**DATASET EXTRACT**
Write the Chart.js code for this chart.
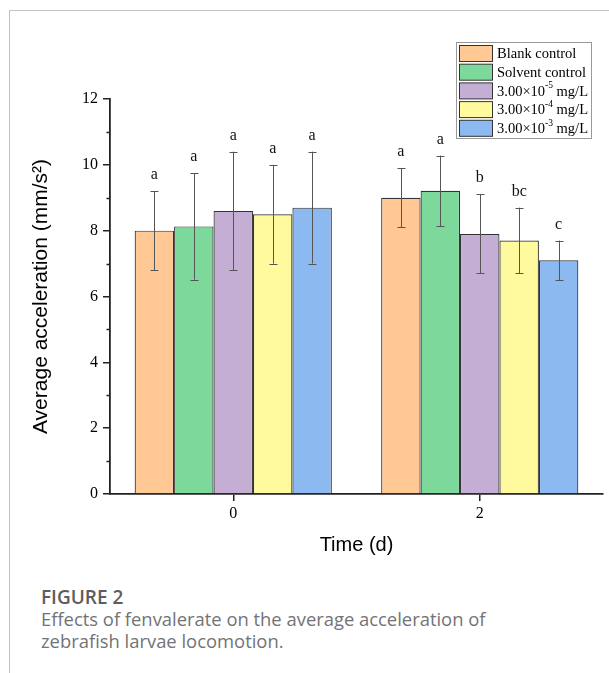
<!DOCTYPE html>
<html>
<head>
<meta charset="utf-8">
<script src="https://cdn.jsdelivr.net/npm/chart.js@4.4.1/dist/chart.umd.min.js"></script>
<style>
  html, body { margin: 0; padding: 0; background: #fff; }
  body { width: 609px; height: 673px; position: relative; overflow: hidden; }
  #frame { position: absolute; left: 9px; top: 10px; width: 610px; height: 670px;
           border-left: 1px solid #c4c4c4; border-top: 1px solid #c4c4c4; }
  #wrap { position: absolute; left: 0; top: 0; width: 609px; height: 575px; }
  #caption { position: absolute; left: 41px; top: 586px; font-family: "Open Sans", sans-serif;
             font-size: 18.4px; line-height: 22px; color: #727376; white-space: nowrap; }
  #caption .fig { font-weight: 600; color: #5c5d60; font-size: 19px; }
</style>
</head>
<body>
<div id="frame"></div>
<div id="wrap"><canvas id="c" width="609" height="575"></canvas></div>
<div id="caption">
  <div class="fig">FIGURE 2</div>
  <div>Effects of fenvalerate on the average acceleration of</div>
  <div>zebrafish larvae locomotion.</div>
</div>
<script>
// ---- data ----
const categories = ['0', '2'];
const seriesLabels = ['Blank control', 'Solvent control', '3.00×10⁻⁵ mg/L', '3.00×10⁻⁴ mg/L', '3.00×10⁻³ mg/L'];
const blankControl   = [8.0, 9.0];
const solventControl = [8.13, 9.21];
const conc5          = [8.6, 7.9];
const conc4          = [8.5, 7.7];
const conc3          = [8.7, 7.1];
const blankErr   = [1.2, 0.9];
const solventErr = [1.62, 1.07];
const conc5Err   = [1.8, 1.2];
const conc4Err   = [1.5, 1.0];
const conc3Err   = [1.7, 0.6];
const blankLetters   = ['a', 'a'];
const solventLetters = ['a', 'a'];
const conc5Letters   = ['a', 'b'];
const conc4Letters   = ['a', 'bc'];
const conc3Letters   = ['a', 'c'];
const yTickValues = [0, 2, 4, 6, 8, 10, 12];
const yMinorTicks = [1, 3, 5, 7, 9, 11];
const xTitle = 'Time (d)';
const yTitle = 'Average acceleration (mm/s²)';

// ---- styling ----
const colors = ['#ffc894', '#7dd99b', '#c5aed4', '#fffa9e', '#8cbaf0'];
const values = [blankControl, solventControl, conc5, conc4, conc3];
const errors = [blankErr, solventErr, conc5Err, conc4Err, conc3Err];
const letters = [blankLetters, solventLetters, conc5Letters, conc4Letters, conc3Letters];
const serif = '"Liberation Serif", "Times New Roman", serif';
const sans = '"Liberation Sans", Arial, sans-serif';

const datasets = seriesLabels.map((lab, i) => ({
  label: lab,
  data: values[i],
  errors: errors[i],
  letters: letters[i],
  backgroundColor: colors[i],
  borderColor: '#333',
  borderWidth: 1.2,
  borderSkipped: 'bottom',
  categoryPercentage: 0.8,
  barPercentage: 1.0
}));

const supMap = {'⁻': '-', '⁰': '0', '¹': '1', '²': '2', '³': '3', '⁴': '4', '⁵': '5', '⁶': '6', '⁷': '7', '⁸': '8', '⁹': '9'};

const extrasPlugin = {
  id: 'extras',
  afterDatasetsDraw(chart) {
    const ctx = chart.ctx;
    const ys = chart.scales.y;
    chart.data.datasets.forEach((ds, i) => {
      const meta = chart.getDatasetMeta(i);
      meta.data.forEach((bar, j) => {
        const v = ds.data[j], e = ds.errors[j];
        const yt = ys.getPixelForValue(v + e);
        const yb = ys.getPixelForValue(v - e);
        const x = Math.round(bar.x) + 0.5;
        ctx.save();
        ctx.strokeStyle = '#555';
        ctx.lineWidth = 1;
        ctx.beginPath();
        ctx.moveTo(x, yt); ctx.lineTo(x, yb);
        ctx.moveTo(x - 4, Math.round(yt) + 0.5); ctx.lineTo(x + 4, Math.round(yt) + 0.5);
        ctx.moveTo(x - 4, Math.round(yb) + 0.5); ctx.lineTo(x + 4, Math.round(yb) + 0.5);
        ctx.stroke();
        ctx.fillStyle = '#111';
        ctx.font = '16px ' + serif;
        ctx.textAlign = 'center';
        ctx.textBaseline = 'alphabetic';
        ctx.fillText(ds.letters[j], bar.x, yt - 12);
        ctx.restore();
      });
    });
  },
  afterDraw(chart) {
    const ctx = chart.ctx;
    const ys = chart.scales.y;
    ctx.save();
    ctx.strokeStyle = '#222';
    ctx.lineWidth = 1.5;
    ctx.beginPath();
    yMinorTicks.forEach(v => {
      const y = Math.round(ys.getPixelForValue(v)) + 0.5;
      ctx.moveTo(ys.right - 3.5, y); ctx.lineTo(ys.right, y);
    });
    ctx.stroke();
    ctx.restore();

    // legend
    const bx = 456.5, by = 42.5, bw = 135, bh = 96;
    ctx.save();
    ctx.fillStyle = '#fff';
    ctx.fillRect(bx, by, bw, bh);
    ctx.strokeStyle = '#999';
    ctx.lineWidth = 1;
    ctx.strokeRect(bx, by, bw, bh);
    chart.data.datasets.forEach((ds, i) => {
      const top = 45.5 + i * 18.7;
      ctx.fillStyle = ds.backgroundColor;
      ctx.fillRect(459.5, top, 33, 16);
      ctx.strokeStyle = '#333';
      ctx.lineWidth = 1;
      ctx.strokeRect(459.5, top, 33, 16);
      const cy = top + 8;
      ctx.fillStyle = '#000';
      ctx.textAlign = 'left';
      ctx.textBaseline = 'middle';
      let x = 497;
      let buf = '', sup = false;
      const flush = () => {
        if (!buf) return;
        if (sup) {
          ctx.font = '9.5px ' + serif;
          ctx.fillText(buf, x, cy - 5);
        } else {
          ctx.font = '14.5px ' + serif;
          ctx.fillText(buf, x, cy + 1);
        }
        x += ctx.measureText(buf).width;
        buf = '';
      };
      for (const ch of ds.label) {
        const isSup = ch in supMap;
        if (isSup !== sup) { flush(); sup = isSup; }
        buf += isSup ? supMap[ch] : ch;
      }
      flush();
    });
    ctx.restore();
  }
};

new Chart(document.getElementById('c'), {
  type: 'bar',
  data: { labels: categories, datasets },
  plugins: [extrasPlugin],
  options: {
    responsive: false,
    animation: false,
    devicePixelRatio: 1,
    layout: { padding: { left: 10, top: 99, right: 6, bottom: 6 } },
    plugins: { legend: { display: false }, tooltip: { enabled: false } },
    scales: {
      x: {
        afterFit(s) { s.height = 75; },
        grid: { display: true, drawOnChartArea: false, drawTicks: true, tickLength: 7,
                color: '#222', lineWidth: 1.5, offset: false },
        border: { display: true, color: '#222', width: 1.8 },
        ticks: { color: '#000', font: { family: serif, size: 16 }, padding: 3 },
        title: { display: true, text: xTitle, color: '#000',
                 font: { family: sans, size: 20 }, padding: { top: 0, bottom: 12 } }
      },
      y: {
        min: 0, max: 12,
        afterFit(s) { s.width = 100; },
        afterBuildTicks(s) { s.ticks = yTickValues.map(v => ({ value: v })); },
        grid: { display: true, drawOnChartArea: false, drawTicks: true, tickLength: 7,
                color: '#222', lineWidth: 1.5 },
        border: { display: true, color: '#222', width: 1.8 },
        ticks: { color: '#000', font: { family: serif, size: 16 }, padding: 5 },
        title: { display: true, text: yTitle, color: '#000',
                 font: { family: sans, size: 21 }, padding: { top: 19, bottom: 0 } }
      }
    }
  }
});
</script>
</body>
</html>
--
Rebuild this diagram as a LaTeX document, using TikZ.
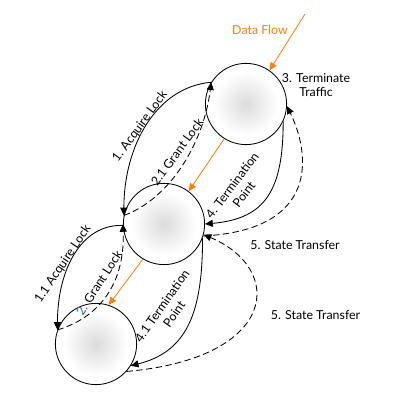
* * *
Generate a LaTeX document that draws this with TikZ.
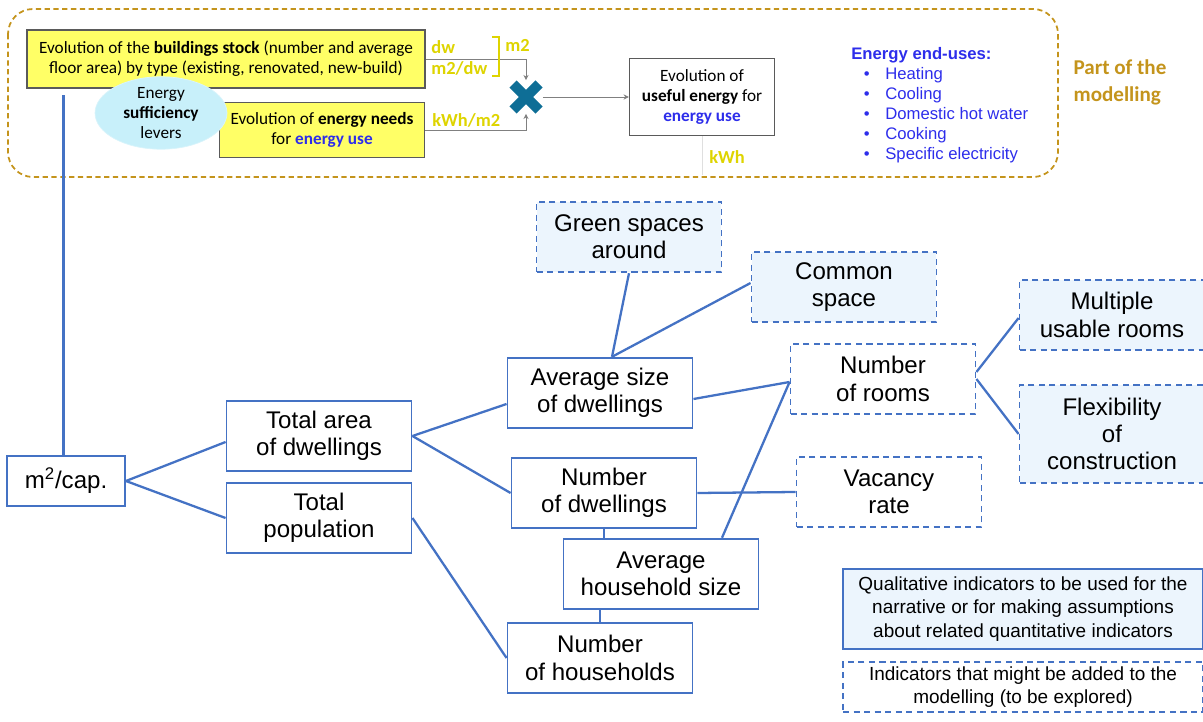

**WHAT YOU NEED TO DO**
Copy exactly the part of the material above that opens with the line containing "Write the Chart.js code for this chart." and closes with the line containing "const yTitle = 'Average", ends included. Drop the images.

**RESULT OF THIS EXERCISE**
Write the Chart.js code for this chart.
<!DOCTYPE html>
<html>
<head>
<meta charset="utf-8">
<script src="https://cdn.jsdelivr.net/npm/chart.js@4.4.1/dist/chart.umd.min.js"></script>
<style>
  html, body { margin: 0; padding: 0; background: #fff; }
  body { width: 609px; height: 673px; position: relative; overflow: hidden; }
  #frame { position: absolute; left: 9px; top: 10px; width: 610px; height: 670px;
           border-left: 1px solid #c4c4c4; border-top: 1px solid #c4c4c4; }
  #wrap { position: absolute; left: 0; top: 0; width: 609px; height: 575px; }
  #caption { position: absolute; left: 41px; top: 586px; font-family: "Open Sans", sans-serif;
             font-size: 18.4px; line-height: 22px; color: #727376; white-space: nowrap; }
  #caption .fig { font-weight: 600; color: #5c5d60; font-size: 19px; }
</style>
</head>
<body>
<div id="frame"></div>
<div id="wrap"><canvas id="c" width="609" height="575"></canvas></div>
<div id="caption">
  <div class="fig">FIGURE 2</div>
  <div>Effects of fenvalerate on the average acceleration of</div>
  <div>zebrafish larvae locomotion.</div>
</div>
<script>
// ---- data ----
const categories = ['0', '2'];
const seriesLabels = ['Blank control', 'Solvent control', '3.00×10⁻⁵ mg/L', '3.00×10⁻⁴ mg/L', '3.00×10⁻³ mg/L'];
const blankControl   = [8.0, 9.0];
const solventControl = [8.13, 9.21];
const conc5          = [8.6, 7.9];
const conc4          = [8.5, 7.7];
const conc3          = [8.7, 7.1];
const blankErr   = [1.2, 0.9];
const solventErr = [1.62, 1.07];
const conc5Err   = [1.8, 1.2];
const conc4Err   = [1.5, 1.0];
const conc3Err   = [1.7, 0.6];
const blankLetters   = ['a', 'a'];
const solventLetters = ['a', 'a'];
const conc5Letters   = ['a', 'b'];
const conc4Letters   = ['a', 'bc'];
const conc3Letters   = ['a', 'c'];
const yTickValues = [0, 2, 4, 6, 8, 10, 12];
const yMinorTicks = [1, 3, 5, 7, 9, 11];
const xTitle = 'Time (d)';
const yTitle = 'Average acceleration (mm/s²)';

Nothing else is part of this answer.